▶ [Information provided]:
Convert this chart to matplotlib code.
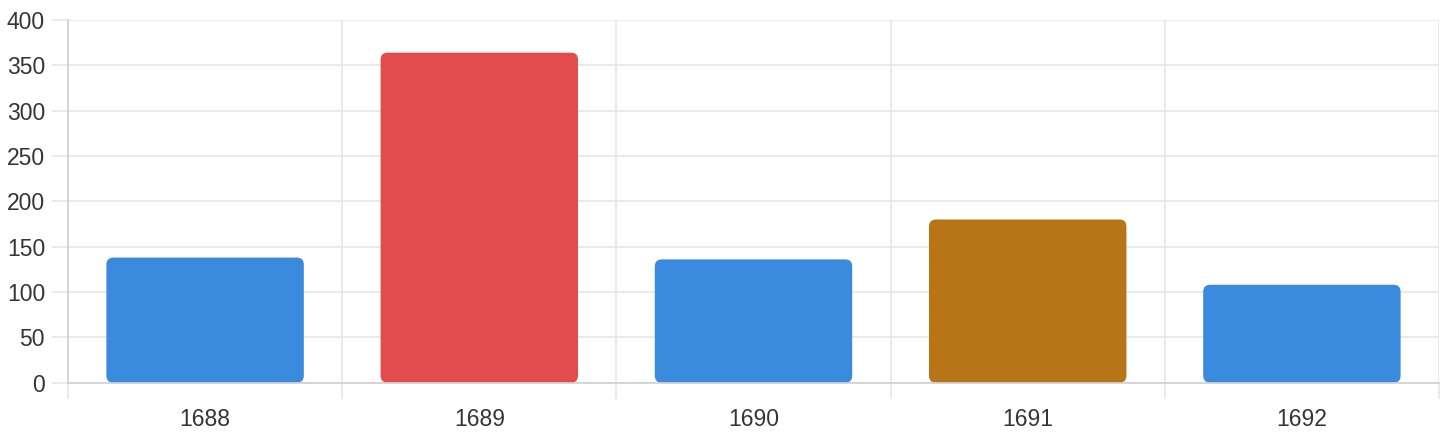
import matplotlib
matplotlib.use("Agg")
import matplotlib.pyplot as plt
from matplotlib.patches import FancyBboxPatch
import numpy as np

years = ["1688", "1689", "1690", "1691", "1692"]
counts = [138, 364, 136, 180, 108]
bar_colors = ["#3A8BDD", "#E34C4C", "#3A8BDD", "#B87518", "#3A8BDD"]
y_ticks = [0, 50, 100, 150, 200, 250, 300, 350, 400]

plt.rcParams['font.family'] = ['Liberation Sans', 'DejaVu Sans']

W, H, DPI = 1440, 440, 100
fig = plt.figure(figsize=(W / DPI, H / DPI), dpi=DPI)
left, right, top, bottom = 68, 1439, 20, 382.7
ax = fig.add_axes([left / W, 1 - bottom / H, (right - left) / W, (bottom - top) / H])

n = len(years)
ax.set_xlim(-0.5, n - 0.5)
ax.set_ylim(0, 400)

# rounded bars (chart.js style, 0.8 * 0.9 of category width)
bar_w = 0.72
radius_px = 7
px_per_x = (right - left) / n
px_per_y = (bottom - top) / 400
aspect = px_per_x / px_per_y
r = radius_px / px_per_x
x = np.arange(n)
for xi, val, col in zip(x, counts, bar_colors):
    patch = FancyBboxPatch((xi - bar_w / 2, 0), bar_w, val,
                           boxstyle=f"round,pad=0,rounding_size={r}",
                           mutation_aspect=aspect, facecolor=col,
                           edgecolor="none", zorder=3)
    ax.add_patch(patch)

grid_c = "#e6e6e6"
axis_c = "#cfcfcf"
text_c = "#353535"
tick_pt = 16 * 72 / DPI

ax.set_yticks(y_ticks)
ax.set_yticklabels([str(v) for v in y_ticks])
ax.set_xticks(x)
ax.set_xticklabels(years)
ax.set_xticks(np.arange(n + 1) - 0.5, minor=True)

ax.grid(axis="y", which="major", color=grid_c, linewidth=1.2, zorder=0)
ax.grid(axis="x", which="minor", color=grid_c, linewidth=1.2, zorder=0)
ax.set_axisbelow(True)

ax.tick_params(axis="y", which="major", length=tick_pt, width=1.2, color=grid_c,
               pad=5, labelsize=16.5, labelcolor=text_c)
ax.tick_params(axis="x", which="major", length=0, pad=7 + tick_pt,
               labelsize=16.5, labelcolor=text_c)
ax.tick_params(axis="x", which="minor", length=tick_pt, width=1.2, color=grid_c)

for s in ["top", "right"]:
    ax.spines[s].set_visible(False)
ax.spines["left"].set_color(axis_c)
ax.spines["bottom"].set_color(axis_c)
ax.spines["left"].set_linewidth(1.2)
ax.spines["bottom"].set_linewidth(1.2)
ax.spines["bottom"].set_zorder(4)

fig.savefig("out.png", dpi=DPI, facecolor="white")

▶ [Short problem]: Repeat the lines exactly as they stand, from the opening line of the data through the line with "ax.set_xticks(np.arange(n + 1)". Pictures stay out of the copy.

▶ [Response to this task]:
Convert this chart to matplotlib code.
import matplotlib
matplotlib.use("Agg")
import matplotlib.pyplot as plt
from matplotlib.patches import FancyBboxPatch
import numpy as np

years = ["1688", "1689", "1690", "1691", "1692"]
counts = [138, 364, 136, 180, 108]
bar_colors = ["#3A8BDD", "#E34C4C", "#3A8BDD", "#B87518", "#3A8BDD"]
y_ticks = [0, 50, 100, 150, 200, 250, 300, 350, 400]

plt.rcParams['font.family'] = ['Liberation Sans', 'DejaVu Sans']

W, H, DPI = 1440, 440, 100
fig = plt.figure(figsize=(W / DPI, H / DPI), dpi=DPI)
left, right, top, bottom = 68, 1439, 20, 382.7
ax = fig.add_axes([left / W, 1 - bottom / H, (right - left) / W, (bottom - top) / H])

n = len(years)
ax.set_xlim(-0.5, n - 0.5)
ax.set_ylim(0, 400)

# rounded bars (chart.js style, 0.8 * 0.9 of category width)
bar_w = 0.72
radius_px = 7
px_per_x = (right - left) / n
px_per_y = (bottom - top) / 400
aspect = px_per_x / px_per_y
r = radius_px / px_per_x
x = np.arange(n)
for xi, val, col in zip(x, counts, bar_colors):
    patch = FancyBboxPatch((xi - bar_w / 2, 0), bar_w, val,
                           boxstyle=f"round,pad=0,rounding_size={r}",
                           mutation_aspect=aspect, facecolor=col,
                           edgecolor="none", zorder=3)
    ax.add_patch(patch)

grid_c = "#e6e6e6"
axis_c = "#cfcfcf"
text_c = "#353535"
tick_pt = 16 * 72 / DPI

ax.set_yticks(y_ticks)
ax.set_yticklabels([str(v) for v in y_ticks])
ax.set_xticks(x)
ax.set_xticklabels(years)
ax.set_xticks(np.arange(n + 1) - 0.5, minor=True)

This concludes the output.